Requirements: Return all of the entries word for word, but omit the pictures they contain.

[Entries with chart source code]
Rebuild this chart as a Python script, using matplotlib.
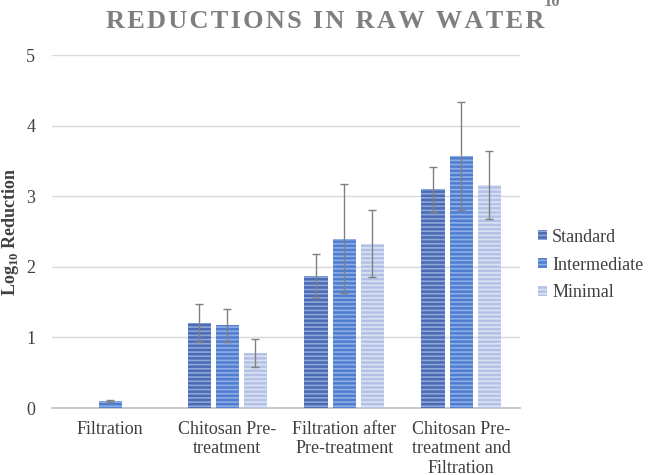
import matplotlib.pyplot as plt
import numpy as np

plt.rcParams['font.family'] = ['Liberation Serif', 'DejaVu Serif']
plt.rcParams['mathtext.fontset'] = 'custom'
plt.rcParams['mathtext.rm'] = 'Liberation Serif'
plt.rcParams['mathtext.bf'] = 'Liberation Serif:bold'
plt.rcParams['hatch.linewidth'] = 1.2

categories = ['Filtration', 'Chitosan Pre-\ntreatment', 'Filtration after\nPre-treatment',
              'Chitosan Pre-\ntreatment and\nFiltration']
series = ['Standard', 'Intermediate', 'Minimal']
standard = [0.0, 1.20, 1.87, 3.10]
intermediate = [0.10, 1.17, 2.40, 3.57]
minimal = [0.0, 0.78, 2.33, 3.16]
standard_err = [0.0, 0.27, 0.31, 0.32]
intermediate_err = [0.02, 0.23, 0.77, 0.77]
minimal_err = [0.0, 0.20, 0.48, 0.48]

colors = ['#4a6cb4', '#4f7ed0', '#b3c1e6']
hatch_colors = ['#8fa6d8', '#8eaee6', '#dbe2f4']

fig = plt.figure(figsize=(6.48, 4.75), dpi=100)
ax = fig.add_axes([0.080, 0.141, 0.722, 0.743])

x = np.arange(len(categories))
w = 0.2
step = 0.24
data = [standard, intermediate, minimal]
errs = [standard_err, intermediate_err, minimal_err]
for i, (vals, err) in enumerate(zip(data, errs)):
    pos = x + (i - 1) * step
    ax.bar(pos, vals, w, color=colors[i], edgecolor=hatch_colors[i], hatch='----',
           linewidth=0, label=series[i], zorder=3)
    mask = np.array(vals) > 0
    ax.errorbar(pos[mask], np.array(vals)[mask], yerr=np.array(err)[mask], fmt='none',
                ecolor='#808080', elinewidth=1, capsize=3, capthick=1, zorder=4)

ax.set_xlim(-0.5, 3.5)
ax.set_ylim(0, 5)
ax.set_yticks(range(6))
ax.grid(axis='y', color='#d9d9d9', linewidth=1, zorder=0)
ax.set_xticks(x)
ax.set_xticklabels(categories, fontsize=13, color='#404040')
ax.tick_params(axis='y', labelsize=13, labelcolor='#404040', length=0, pad=12)
ax.tick_params(axis='x', length=0, pad=9)
for s in ['top', 'right', 'left']:
    ax.spines[s].set_visible(False)
ax.spines['bottom'].set_color('#bfbfbf')
ax.spines['bottom'].set_linewidth(1.2)

ax.set_ylabel(r'Log$_{\mathbf{10}}$ Reduction', fontsize=13, fontweight='bold', color='#404040')
ax.yaxis.set_label_coords(-0.066, 0.5)

ax.legend(loc='center left', bbox_to_anchor=(1.0, 0.405), frameon=False, fontsize=13,
          handlelength=0.5, handleheight=0.5, handletextpad=0.3, labelspacing=0.6,
          labelcolor='#404040', borderaxespad=0.6)

title = '\u200a'.join('REDUCTIONS IN RAW WATER')
fig.text(0.502, 0.955, title, ha='center', va='center', fontsize=19,
         fontweight='bold', color='#7f7f7f')
fig.text(0.852, 0.995, '10', ha='center', va='center', fontsize=12, fontweight='bold',
         color='#7f7f7f')

fig.savefig('out.png', dpi=100)
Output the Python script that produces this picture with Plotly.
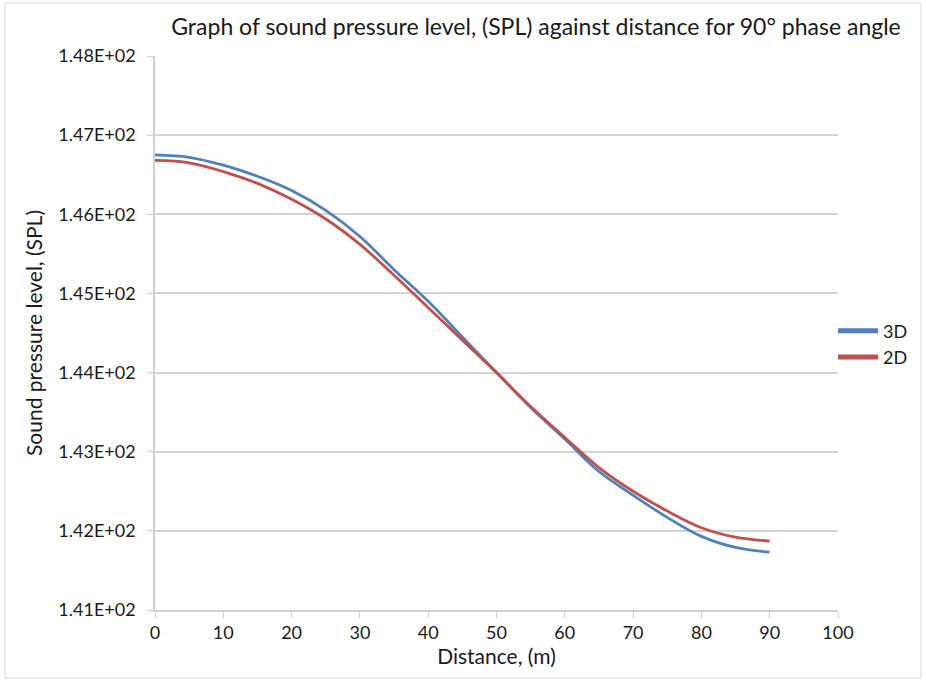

Correct result:
Rebuild this chart as a Python script, using matplotlib.
import matplotlib.pyplot as plt
import numpy as np

plt.rcParams['font.family'] = ['Liberation Serif', 'DejaVu Serif']
plt.rcParams['mathtext.fontset'] = 'custom'
plt.rcParams['mathtext.rm'] = 'Liberation Serif'
plt.rcParams['mathtext.bf'] = 'Liberation Serif:bold'
plt.rcParams['hatch.linewidth'] = 1.2

categories = ['Filtration', 'Chitosan Pre-\ntreatment', 'Filtration after\nPre-treatment',
              'Chitosan Pre-\ntreatment and\nFiltration']
series = ['Standard', 'Intermediate', 'Minimal']
standard = [0.0, 1.20, 1.87, 3.10]
intermediate = [0.10, 1.17, 2.40, 3.57]
minimal = [0.0, 0.78, 2.33, 3.16]
standard_err = [0.0, 0.27, 0.31, 0.32]
intermediate_err = [0.02, 0.23, 0.77, 0.77]
minimal_err = [0.0, 0.20, 0.48, 0.48]

colors = ['#4a6cb4', '#4f7ed0', '#b3c1e6']
hatch_colors = ['#8fa6d8', '#8eaee6', '#dbe2f4']

fig = plt.figure(figsize=(6.48, 4.75), dpi=100)
ax = fig.add_axes([0.080, 0.141, 0.722, 0.743])

x = np.arange(len(categories))
w = 0.2
step = 0.24
data = [standard, intermediate, minimal]
errs = [standard_err, intermediate_err, minimal_err]
for i, (vals, err) in enumerate(zip(data, errs)):
    pos = x + (i - 1) * step
    ax.bar(pos, vals, w, color=colors[i], edgecolor=hatch_colors[i], hatch='----',
           linewidth=0, label=series[i], zorder=3)
    mask = np.array(vals) > 0
    ax.errorbar(pos[mask], np.array(vals)[mask], yerr=np.array(err)[mask], fmt='none',
                ecolor='#808080', elinewidth=1, capsize=3, capthick=1, zorder=4)

ax.set_xlim(-0.5, 3.5)
ax.set_ylim(0, 5)
ax.set_yticks(range(6))
ax.grid(axis='y', color='#d9d9d9', linewidth=1, zorder=0)
ax.set_xticks(x)
ax.set_xticklabels(categories, fontsize=13, color='#404040')
ax.tick_params(axis='y', labelsize=13, labelcolor='#404040', length=0, pad=12)
ax.tick_params(axis='x', length=0, pad=9)
for s in ['top', 'right', 'left']:
    ax.spines[s].set_visible(False)
ax.spines['bottom'].set_color('#bfbfbf')
ax.spines['bottom'].set_linewidth(1.2)

ax.set_ylabel(r'Log$_{\mathbf{10}}$ Reduction', fontsize=13, fontweight='bold', color='#404040')
ax.yaxis.set_label_coords(-0.066, 0.5)

ax.legend(loc='center left', bbox_to_anchor=(1.0, 0.405), frameon=False, fontsize=13,
          handlelength=0.5, handleheight=0.5, handletextpad=0.3, labelspacing=0.6,
          labelcolor='#404040', borderaxespad=0.6)

title = '\u200a'.join('REDUCTIONS IN RAW WATER')
fig.text(0.502, 0.955, title, ha='center', va='center', fontsize=19,
         fontweight='bold', color='#7f7f7f')
fig.text(0.852, 0.995, '10', ha='center', va='center', fontsize=12, fontweight='bold',
         color='#7f7f7f')

fig.savefig('out.png', dpi=100)
Output the Python script that produces this picture with Plotly.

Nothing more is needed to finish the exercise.